> _EXERCISE INSTRUCTIONS_: Copy everything in the data below exactly except the pictures.

##### DATA BLOCK #####

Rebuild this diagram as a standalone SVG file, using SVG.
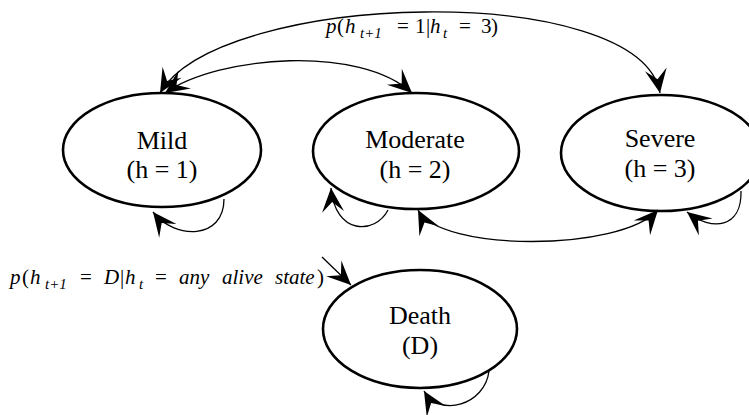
<svg xmlns="http://www.w3.org/2000/svg" width="749" height="415" viewBox="0 0 749 415">
<style>
.node{fill:#fff;stroke:#000;stroke-width:2.6}
.lbl{font-family:"Liberation Serif","Times New Roman",serif;font-size:26px;text-anchor:middle;fill:#000}
.edge{fill:none;stroke:#000;stroke-width:1.3}
.math{font-family:"Liberation Serif","Times New Roman",serif;font-size:21px;fill:#000}
.it{font-style:italic}
.sub{font-size:15px;font-style:italic}
</style>
<defs>
<marker id="stealth" viewBox="-25 -12 26 24" refX="0" refY="0" markerWidth="26" markerHeight="24" markerUnits="userSpaceOnUse" orient="auto-start-reverse">
<path d="M0,0 L-24,-11 L-14,0 L-24,11 Z" fill="#000"/>
</marker>
</defs>
<g id="node-mild">
<ellipse class="node" cx="162" cy="150" rx="99" ry="57"/>
<text class="lbl" x="162" y="149">Mild</text>
<text class="lbl" x="162" y="178">(h = 1)</text>
</g>
<g id="node-moderate">
<ellipse class="node" cx="416" cy="151" rx="103" ry="58"/>
<text class="lbl" x="415" y="148">Moderate</text>
<text class="lbl" x="415" y="178">(h = 2)</text>
</g>
<g id="node-severe">
<ellipse class="node" cx="661" cy="153" rx="100" ry="58"/>
<text class="lbl" x="660" y="147">Severe</text>
<text class="lbl" x="660" y="177">(h = 3)</text>
</g>
<g id="node-death">
<ellipse class="node" cx="420" cy="329" rx="97" ry="59"/>
<text class="lbl" x="420" y="324">Death</text>
<text class="lbl" x="420" y="354">(D)</text>
</g>
<g id="connectors">
<path class="edge" d="M160 93 C220 -10 640 -20 660 93" marker-start="url(#stealth)" marker-end="url(#stealth)"/>
<path class="edge" d="M165 93 C220 55 360 45 412 93" marker-start="url(#stealth)" marker-end="url(#stealth)"/>
<path class="edge" d="M418 210 C440 252 620 252 658 210" marker-start="url(#stealth)" marker-end="url(#stealth)"/>
<path class="edge" d="M224 199 C224 240 175 240 153 212" marker-end="url(#stealth)"/>
<path class="edge" d="M388 210 C375 235 335 235 331 188" marker-end="url(#stealth)"/>
<path class="edge" d="M741 191 C742 228 712 232 687 212" marker-end="url(#stealth)"/>
<path class="edge" d="M489 371 C485 405 440 418 424 391" marker-end="url(#stealth)"/>
<path class="edge" d="M322 257 L351 285" marker-end="url(#stealth)"/>
</g>
<g id="label-top">
<text class="math" y="33"><tspan class="it" x="326">p</tspan><tspan x="337">(</tspan><tspan class="it" x="345">h</tspan><tspan class="sub" x="360" dy="5">t+1</tspan><tspan x="397" dy="-5">=</tspan><tspan x="415">1</tspan><tspan x="426">|</tspan><tspan class="it" x="430">h</tspan><tspan class="sub" x="443" dy="5">t</tspan><tspan x="459" dy="-5">=</tspan><tspan x="481">3</tspan><tspan x="491">)</tspan></text>
</g>
<g id="label-death">
<text class="math" y="284"><tspan class="it" x="10">p</tspan><tspan x="22">(</tspan><tspan class="it" x="30">h</tspan><tspan class="sub" x="45" dy="5">t+1</tspan><tspan x="80" dy="-5">=</tspan><tspan class="it" x="104">D</tspan><tspan x="120">|</tspan><tspan class="it" x="125">h</tspan><tspan class="sub" x="139" dy="5">t</tspan><tspan x="155" dy="-5">=</tspan><tspan class="it" x="179">any</tspan><tspan class="it" x="222">alive</tspan><tspan class="it" x="275">state</tspan><tspan x="317">)</tspan></text>
</g>
</svg>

#####

> _ANSWER TO THE TASK_:
Rebuild this diagram as a standalone SVG file, using SVG.
<svg xmlns="http://www.w3.org/2000/svg" width="749" height="415" viewBox="0 0 749 415">
<style>
.node{fill:#fff;stroke:#000;stroke-width:2.6}
.lbl{font-family:"Liberation Serif","Times New Roman",serif;font-size:26px;text-anchor:middle;fill:#000}
.edge{fill:none;stroke:#000;stroke-width:1.3}
.math{font-family:"Liberation Serif","Times New Roman",serif;font-size:21px;fill:#000}
.it{font-style:italic}
.sub{font-size:15px;font-style:italic}
</style>
<defs>
<marker id="stealth" viewBox="-25 -12 26 24" refX="0" refY="0" markerWidth="26" markerHeight="24" markerUnits="userSpaceOnUse" orient="auto-start-reverse">
<path d="M0,0 L-24,-11 L-14,0 L-24,11 Z" fill="#000"/>
</marker>
</defs>
<g id="node-mild">
<ellipse class="node" cx="162" cy="150" rx="99" ry="57"/>
<text class="lbl" x="162" y="149">Mild</text>
<text class="lbl" x="162" y="178">(h = 1)</text>
</g>
<g id="node-moderate">
<ellipse class="node" cx="416" cy="151" rx="103" ry="58"/>
<text class="lbl" x="415" y="148">Moderate</text>
<text class="lbl" x="415" y="178">(h = 2)</text>
</g>
<g id="node-severe">
<ellipse class="node" cx="661" cy="153" rx="100" ry="58"/>
<text class="lbl" x="660" y="147">Severe</text>
<text class="lbl" x="660" y="177">(h = 3)</text>
</g>
<g id="node-death">
<ellipse class="node" cx="420" cy="329" rx="97" ry="59"/>
<text class="lbl" x="420" y="324">Death</text>
<text class="lbl" x="420" y="354">(D)</text>
</g>
<g id="connectors">
<path class="edge" d="M160 93 C220 -10 640 -20 660 93" marker-start="url(#stealth)" marker-end="url(#stealth)"/>
<path class="edge" d="M165 93 C220 55 360 45 412 93" marker-start="url(#stealth)" marker-end="url(#stealth)"/>
<path class="edge" d="M418 210 C440 252 620 252 658 210" marker-start="url(#stealth)" marker-end="url(#stealth)"/>
<path class="edge" d="M224 199 C224 240 175 240 153 212" marker-end="url(#stealth)"/>
<path class="edge" d="M388 210 C375 235 335 235 331 188" marker-end="url(#stealth)"/>
<path class="edge" d="M741 191 C742 228 712 232 687 212" marker-end="url(#stealth)"/>
<path class="edge" d="M489 371 C485 405 440 418 424 391" marker-end="url(#stealth)"/>
<path class="edge" d="M322 257 L351 285" marker-end="url(#stealth)"/>
</g>
<g id="label-top">
<text class="math" y="33"><tspan class="it" x="326">p</tspan><tspan x="337">(</tspan><tspan class="it" x="345">h</tspan><tspan class="sub" x="360" dy="5">t+1</tspan><tspan x="397" dy="-5">=</tspan><tspan x="415">1</tspan><tspan x="426">|</tspan><tspan class="it" x="430">h</tspan><tspan class="sub" x="443" dy="5">t</tspan><tspan x="459" dy="-5">=</tspan><tspan x="481">3</tspan><tspan x="491">)</tspan></text>
</g>
<g id="label-death">
<text class="math" y="284"><tspan class="it" x="10">p</tspan><tspan x="22">(</tspan><tspan class="it" x="30">h</tspan><tspan class="sub" x="45" dy="5">t+1</tspan><tspan x="80" dy="-5">=</tspan><tspan class="it" x="104">D</tspan><tspan x="120">|</tspan><tspan class="it" x="125">h</tspan><tspan class="sub" x="139" dy="5">t</tspan><tspan x="155" dy="-5">=</tspan><tspan class="it" x="179">any</tspan><tspan class="it" x="222">alive</tspan><tspan class="it" x="275">state</tspan><tspan x="317">)</tspan></text>
</g>
</svg>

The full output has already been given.